Musical Saw
鋸(のこぎり)を擦って音を出す。
鋸といっても本物の鋸をかたどった楽器としての金属板だ。おそらく、本物の鋸をバイオリンなんかの弓で擦って音を出したのが始まりだろうが、本物は刃があって危ないし硬くて演奏しにくい。そこで、楽器専用の鋸を商品化したんだろうと思われる。
この楽器は Musical Saw。 日本語カタカナでは「ミュージカル・ソウ」ではなく「ミュージック・ソウ」という名で呼ばれている。Singing Saw とも呼ばれる。
Musical Saw |
弦でもなく、太鼓でもなく、管による笛でもない。コンコンとぶつけて音を出すのでもない。
こんな楽器は総称して何楽器というんだろう。
ザックス=ホルンボステル分類という楽器を体系的に分類する方法があ。この分類では「摩擦体鳴楽器 friction idiophon」という耳慣れない区分になるようだ。
楽器の物体そのものに刺激をあたえて音を出すものを「体鳴楽器」というが、これは木琴、拍子木、シンバル、トライアングルなどのパーカッションが含まれる。
ミュージック・ソウは、物体そのものに弓で擦って刺激をあたえるので「摩擦体鳴楽器」ということになるわけだね。
さて、上のイラストで太ももにはさんでいるのがミュージック・ソウ。

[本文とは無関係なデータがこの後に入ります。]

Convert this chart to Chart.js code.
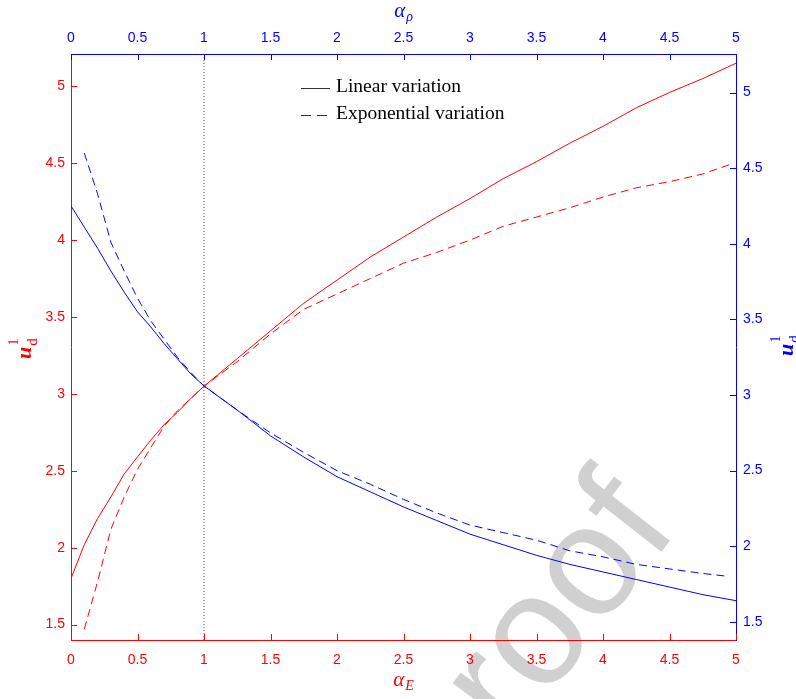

Sの字形に曲げて、バイオリンなどの弓で擦ると音が出る。
ビブラートを出しやすく、音の高さを滑らかに移動させることができる。
とはいえ、これは音程が不安定だということに通ずる。すこぶる不安定である。音の高さは感覚的につかむ必要があるので、正確な音程を発生させるには熟練が必要。
まあ、この楽器のおもしろいところは、音程がはっきりしないことであって、クネクネ感が持ち味でもある。
熟練すればどんなキー(調)でもいける。転調もOKだし、アラブの音階も、インドの音階も、タイの音階もOKだ。
いい音か気持ちの悪い音かは意見が分かれるだろうが、他の楽器にはない独特の音色であることは間違いない。色っぽい音?も出せるが、女性の太もものほうが色っぽい。